## WORK TO BE COMPLETED:
Transcribe all of the data exactly. Omit the pictures.

## DATA:

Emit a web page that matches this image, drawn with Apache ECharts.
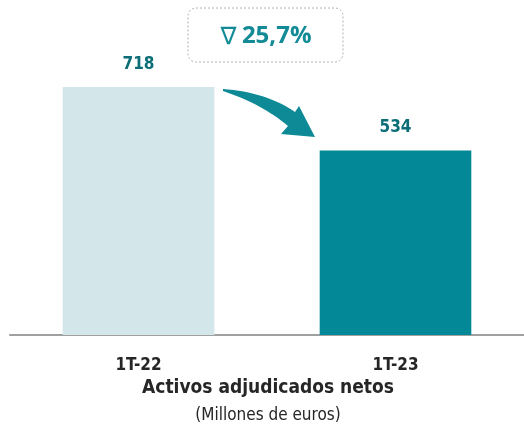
<!DOCTYPE html>
<html>
<head>
<meta charset="utf-8">
<script src="https://cdn.jsdelivr.net/npm/echarts@6/dist/echarts.min.js"></script>
<style>
  html, body { margin: 0; padding: 0; background: #fff; }
  #chart { width: 524px; height: 429px; }
</style>
</head>
<body>
<div id="chart"></div>
<script>
  // datos
  const categories = ['1T-22', '1T-23'];
  const values = [718, 534];
  const barColors = ['#d3e6e9', '#028896'];
  const changeSymbol = '\u2207';
  const changeLabel = '25,7%';

  const font = '"Liberation Sans Narrow", "DejaVu Sans Condensed", "Liberation Sans", Arial, sans-serif';
  const chart = echarts.init(document.getElementById('chart'));

  // contorno de la flecha curva (curvas cuadraticas muestreadas)
  function quad(p0, c, p1, n) {
    const pts = [];
    for (let i = 0; i <= n; i++) {
      const t = i / n, u = 1 - t;
      pts.push([u * u * p0[0] + 2 * u * t * c[0] + t * t * p1[0],
                u * u * p0[1] + 2 * u * t * c[1] + t * t * p1[1]]);
    }
    return pts;
  }
  const arrowPts = quad([223, 89], [266, 92], [295, 112], 16)
    .concat([[299, 106], [315, 137], [281, 134]])
    .concat(quad([288, 126], [262, 104], [223, 91], 16));

  chart.setOption({
    animation: false,
    grid: { left: 10, right: -3, top: 87, bottom: 94 },
    xAxis: {
      type: 'category',
      data: categories,
      axisTick: { show: false },
      axisLine: { lineStyle: { color: '#a0a0a0', width: 2 } },
      axisLabel: {
        color: '#262626', fontFamily: font, fontWeight: 'bold', fontSize: 17, margin: 22
      }
    },
    yAxis: { type: 'value', min: 0, max: 718, show: false, splitLine: { show: false } },
    series: [{
      type: 'bar',
      barWidth: '59%',
      data: values.map((v, i) => ({ value: v, itemStyle: { color: barColors[i] } })),
      label: {
        show: true, position: 'top', distance: 14,
        color: '#0b6d76', fontFamily: font, fontWeight: 'bold', fontSize: 17
      }
    }],
    graphic: [
      {
        type: 'rect',
        shape: { x: 188, y: 8, width: 155, height: 54, r: 8 },
        style: { fill: '#fff', stroke: '#b0b0b0', lineWidth: 1, lineDash: [2, 2] }
      },
      {
        type: 'text', x: 266, y: 36,
        style: {
          text: '{s|' + changeSymbol + '} {v|' + changeLabel + '}',
          align: 'center', verticalAlign: 'middle',
          rich: {
            s: { fill: '#138b97', font: '24px "DejaVu Sans", sans-serif', padding: [4, 2, 0, 0] },
            v: { fill: '#138b97', font: 'bold 24px "Open Sans", sans-serif' }
          }
        }
      },
      {
        type: 'polygon',
        shape: { points: arrowPts },
        style: { fill: '#0e8996' }
      },
      {
        type: 'text', x: 268, y: 388,
        style: { text: 'Activos adjudicados netos', fill: '#262626', font: 'bold 19px ' + font,
                 align: 'center', verticalAlign: 'middle' }
      },
      {
        type: 'text', x: 268, y: 416,
        style: { text: '(Millones de euros)', fill: '#262626', font: '17px ' + font,
                 align: 'center', verticalAlign: 'middle' }
      }
    ]
  });
</script>
</body>
</html>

## OUTPUT OF THE TASK:
Emit a web page that matches this image, drawn with Apache ECharts.
<!DOCTYPE html>
<html>
<head>
<meta charset="utf-8">
<script src="https://cdn.jsdelivr.net/npm/echarts@6/dist/echarts.min.js"></script>
<style>
  html, body { margin: 0; padding: 0; background: #fff; }
  #chart { width: 524px; height: 429px; }
</style>
</head>
<body>
<div id="chart"></div>
<script>
  // datos
  const categories = ['1T-22', '1T-23'];
  const values = [718, 534];
  const barColors = ['#d3e6e9', '#028896'];
  const changeSymbol = '\u2207';
  const changeLabel = '25,7%';

  const font = '"Liberation Sans Narrow", "DejaVu Sans Condensed", "Liberation Sans", Arial, sans-serif';
  const chart = echarts.init(document.getElementById('chart'));

  // contorno de la flecha curva (curvas cuadraticas muestreadas)
  function quad(p0, c, p1, n) {
    const pts = [];
    for (let i = 0; i <= n; i++) {
      const t = i / n, u = 1 - t;
      pts.push([u * u * p0[0] + 2 * u * t * c[0] + t * t * p1[0],
                u * u * p0[1] + 2 * u * t * c[1] + t * t * p1[1]]);
    }
    return pts;
  }
  const arrowPts = quad([223, 89], [266, 92], [295, 112], 16)
    .concat([[299, 106], [315, 137], [281, 134]])
    .concat(quad([288, 126], [262, 104], [223, 91], 16));

  chart.setOption({
    animation: false,
    grid: { left: 10, right: -3, top: 87, bottom: 94 },
    xAxis: {
      type: 'category',
      data: categories,
      axisTick: { show: false },
      axisLine: { lineStyle: { color: '#a0a0a0', width: 2 } },
      axisLabel: {
        color: '#262626', fontFamily: font, fontWeight: 'bold', fontSize: 17, margin: 22
      }
    },
    yAxis: { type: 'value', min: 0, max: 718, show: false, splitLine: { show: false } },
    series: [{
      type: 'bar',
      barWidth: '59%',
      data: values.map((v, i) => ({ value: v, itemStyle: { color: barColors[i] } })),
      label: {
        show: true, position: 'top', distance: 14,
        color: '#0b6d76', fontFamily: font, fontWeight: 'bold', fontSize: 17
      }
    }],
    graphic: [
      {
        type: 'rect',
        shape: { x: 188, y: 8, width: 155, height: 54, r: 8 },
        style: { fill: '#fff', stroke: '#b0b0b0', lineWidth: 1, lineDash: [2, 2] }
      },
      {
        type: 'text', x: 266, y: 36,
        style: {
          text: '{s|' + changeSymbol + '} {v|' + changeLabel + '}',
          align: 'center', verticalAlign: 'middle',
          rich: {
            s: { fill: '#138b97', font: '24px "DejaVu Sans", sans-serif', padding: [4, 2, 0, 0] },
            v: { fill: '#138b97', font: 'bold 24px "Open Sans", sans-serif' }
          }
        }
      },
      {
        type: 'polygon',
        shape: { points: arrowPts },
        style: { fill: '#0e8996' }
      },
      {
        type: 'text', x: 268, y: 388,
        style: { text: 'Activos adjudicados netos', fill: '#262626', font: 'bold 19px ' + font,
                 align: 'center', verticalAlign: 'middle' }
      },
      {
        type: 'text', x: 268, y: 416,
        style: { text: '(Millones de euros)', fill: '#262626', font: '17px ' + font,
                 align: 'center', verticalAlign: 'middle' }
      }
    ]
  });
</script>
</body>
</html>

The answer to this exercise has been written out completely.